All three funds are invested in a number of successful businesses, but if you’re a value-orientated investor you may be more interested in the ones that have been struggling – and why these two managers believe they are better bets than the market thinks. Hornby (LSE: HRN), which sells toy trains and accessories to model railway enthusiasts, as well as owning brands such as Airfix and Corgi, is one of Aurora’s top ten holdings. Chapple admits that the firm has been poorly managed in the past. “It’s not enough to have a great portfolio of brands, if they’re run badly for a long period of time,” he says. However, he is expecting a turnaround. “We own Hornby because we think those past missteps are correctable [and] current strategy and management are on the right track.”

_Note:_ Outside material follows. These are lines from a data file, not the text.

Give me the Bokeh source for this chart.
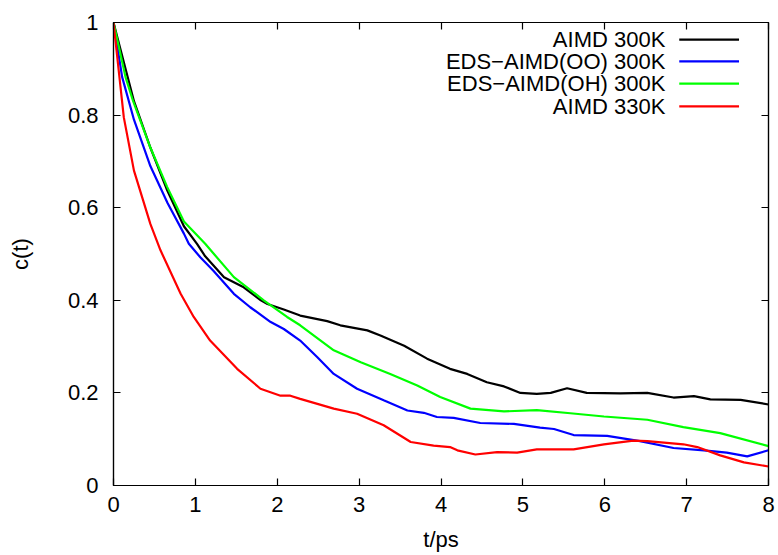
from bokeh.plotting import figure
from bokeh.models import Range1d, FixedTicker, LinearAxis, Label, CustomJSTickFormatter
from bokeh.embed import file_html
from bokeh.resources import INLINE

# ---------------- data ----------------
aimd300_t = [0, 0.25, 0.45, 0.65, 0.86, 1.02, 1.12, 1.35, 1.59, 1.80, 1.88, 2.08, 2.28, 2.61,
             2.77, 3.10, 3.26, 3.55, 3.83, 4.11, 4.32, 4.56, 4.77, 4.97, 5.17, 5.34,
             5.54, 5.78, 6.19, 6.52, 6.84, 7.09, 7.29, 7.66, 8.0]
aimd300_c = [1.0, 0.83, 0.73, 0.64, 0.56, 0.522, 0.495, 0.45, 0.428, 0.40, 0.392, 0.38, 0.367,
             0.355, 0.346, 0.335, 0.324, 0.302, 0.274, 0.252, 0.241, 0.223, 0.214,
             0.20, 0.198, 0.20, 0.21, 0.20, 0.199, 0.20, 0.19, 0.193, 0.186, 0.185, 0.175]

edsoo_t = [0, 0.106, 0.25, 0.45, 0.66, 0.86, 0.92, 1.06, 1.22, 1.47, 1.67, 1.92, 2.08, 2.28,
           2.49, 2.69, 2.975, 3.30, 3.59, 3.79, 3.95, 4.155, 4.48, 4.89, 5.21, 5.38,
           5.62, 6.03, 6.43, 6.84, 7.21, 7.49, 7.74, 8.0]
edsoo_c = [1.0, 0.882, 0.79, 0.69, 0.61, 0.544, 0.522, 0.493, 0.464, 0.414, 0.385, 0.353, 0.338,
           0.313, 0.277, 0.241, 0.209, 0.184, 0.162, 0.157, 0.148, 0.146, 0.135,
           0.133, 0.125, 0.122, 0.109, 0.107, 0.096, 0.081, 0.076, 0.071, 0.063, 0.076]

edsoh_t = [0, 0.147, 0.24, 0.45, 0.655, 0.86, 1.12, 1.47, 1.835, 2.12, 2.28, 2.69, 3.02,
           3.38, 3.71, 3.99, 4.36, 4.77, 5.17, 5.58, 5.99, 6.52, 6.96, 7.41, 8.0]
edsoh_c = [1.0, 0.882, 0.83, 0.73, 0.645, 0.57, 0.522, 0.45, 0.40, 0.364, 0.346, 0.292, 0.266,
           0.241, 0.216, 0.191, 0.166, 0.16, 0.163, 0.156, 0.149, 0.142, 0.126, 0.113, 0.085]

aimd330_t = [0, 0.126, 0.25, 0.45, 0.574, 0.82, 0.98, 1.18, 1.51, 1.795, 2.04, 2.16, 2.28,
             2.69, 2.975, 3.30, 3.63, 3.91, 4.11, 4.20, 4.42, 4.685, 4.93, 5.17, 5.62,
             5.99, 6.35, 6.52, 6.96, 7.13, 7.41, 7.70, 8.0]
aimd330_c = [1.0, 0.795, 0.68, 0.565, 0.508, 0.414, 0.364, 0.313, 0.252, 0.209, 0.194, 0.194,
             0.187, 0.166, 0.155, 0.13, 0.094, 0.086, 0.083, 0.076, 0.067, 0.072, 0.071,
             0.078, 0.078, 0.089, 0.097, 0.096, 0.089, 0.083, 0.065, 0.05, 0.041]

series_names = ["AIMD 300K", "EDS\u2212AIMD(OO) 300K", "EDS\u2212AIMD(OH) 300K", "AIMD 330K"]
series_colors = ["#000000", "#0000ff", "#00ff00", "#ff0000"]
series_t = [aimd300_t, edsoo_t, edsoh_t, aimd330_t]
series_c = [aimd300_c, edsoo_c, edsoh_c, aimd330_c]

x_ticks = [0, 1, 2, 3, 4, 5, 6, 7, 8]
y_ticks = [0, 0.2, 0.4, 0.6, 0.8, 1]
y_tick_labels = ["0", "0.2", "0.4", "0.6", "0.8", "1"]
x_title = "t/ps"
y_title = "c(t)"

FONT = "Liberation Sans"
FS = "22px"

p = figure(width=778, height=555, output_backend="svg", toolbar_location=None,
           x_range=Range1d(0, 8), y_range=Range1d(0, 1),
           min_border_left=113, min_border_right=10, min_border_top=22,
           min_border_bottom=70)
p.xgrid.visible = False
p.ygrid.visible = False
p.outline_line_color = "black"
p.outline_line_width = 1.2
p.background_fill_color = "white"
p.border_fill_color = "white"

for t, c, col in zip(series_t, series_c, series_colors):
    p.line(t, c, line_color=col, line_width=2.2)

def style_axis(ax, labels=True):
    ax.axis_line_color = "black"
    ax.axis_line_width = 1.2
    ax.major_tick_in = 7
    ax.major_tick_out = 0
    ax.major_tick_line_color = "black"
    ax.major_tick_line_width = 1.2
    ax.minor_tick_line_color = None
    ax.major_label_text_font = FONT
    ax.major_label_text_font_size = FS
    ax.major_label_text_color = "black"
    ax.axis_label_text_font = FONT
    ax.axis_label_text_font_style = "normal"
    ax.axis_label_text_font_size = FS
    ax.axis_label_text_color = "black"
    if not labels:
        ax.formatter = CustomJSTickFormatter(code="return '';")
        ax.major_label_standoff = 0

xa = p.xaxis[0]
xa.ticker = FixedTicker(ticks=x_ticks)
style_axis(xa)
xa.axis_label = x_title
xa.major_label_standoff = 11
xa.axis_label_standoff = 12

ya = p.yaxis[0]
ya.ticker = FixedTicker(ticks=y_ticks)
style_axis(ya)
ya.major_label_overrides = {v: s for v, s in zip(y_ticks, y_tick_labels)}
ya.axis_label = y_title
ya.major_label_standoff = 15
ya.axis_label_standoff = 32

top = LinearAxis(ticker=FixedTicker(ticks=x_ticks))
style_axis(top, labels=False)
p.add_layout(top, "above")
right = LinearAxis(ticker=FixedTicker(ticks=y_ticks))
style_axis(right, labels=False)
p.add_layout(right, "right")

# legend (gnuplot style: right-aligned text with line sample on the right)
leg_text_x = 6.74
leg_line_x0 = 6.91
leg_line_x1 = 7.64
leg_rows = [0.963, 0.916, 0.868, 0.819]
for name, col, yy in zip(series_names, series_colors, leg_rows):
    p.add_layout(Label(x=leg_text_x, y=yy, text=name, text_align="right",
                       text_baseline="middle", text_font=FONT, text_font_size=FS,
                       text_color="black"))
    p.segment(x0=[leg_line_x0], y0=[yy], x1=[leg_line_x1], y1=[yy],
              line_color=col, line_width=2.2)

open("out.html", "w").write(file_html(p, INLINE))
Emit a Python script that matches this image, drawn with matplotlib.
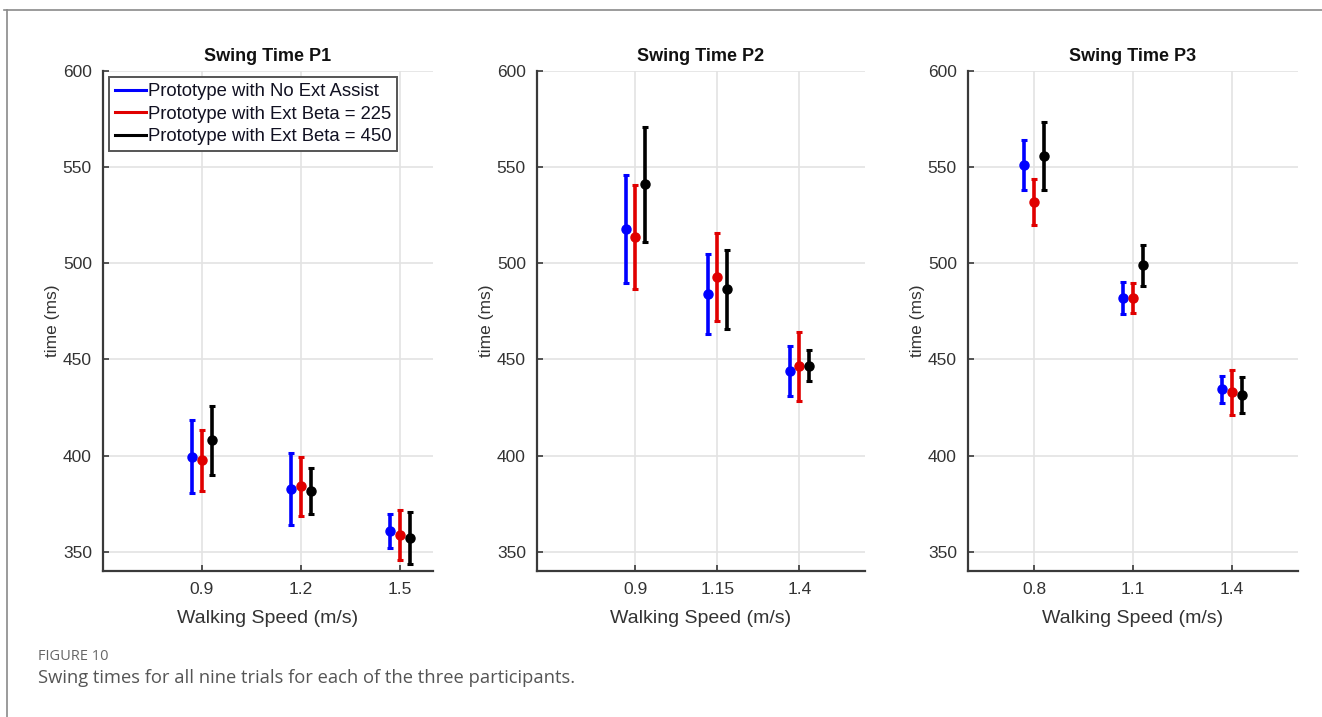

Train’s most troubled holding is publisher Pearson (LSE: PSON). In the past few years the company has sold the Financial Times as well as stakes in The Economist and Penguin Random House in order to focus on educational publishing. However, it has seen its shares fall by 38% since March 2015, partly due to drops in its sale of textbooks in the US. Much of the information previously delivered in physical textbooks is now being delivered electronically. Investors are concerned about what this means for Pearson, but Train says that he is confident that the firm can successfully take advantage of the move to digital consumption – and will benefit from lower capital intensity under a digital model, which should make it more profitable in future.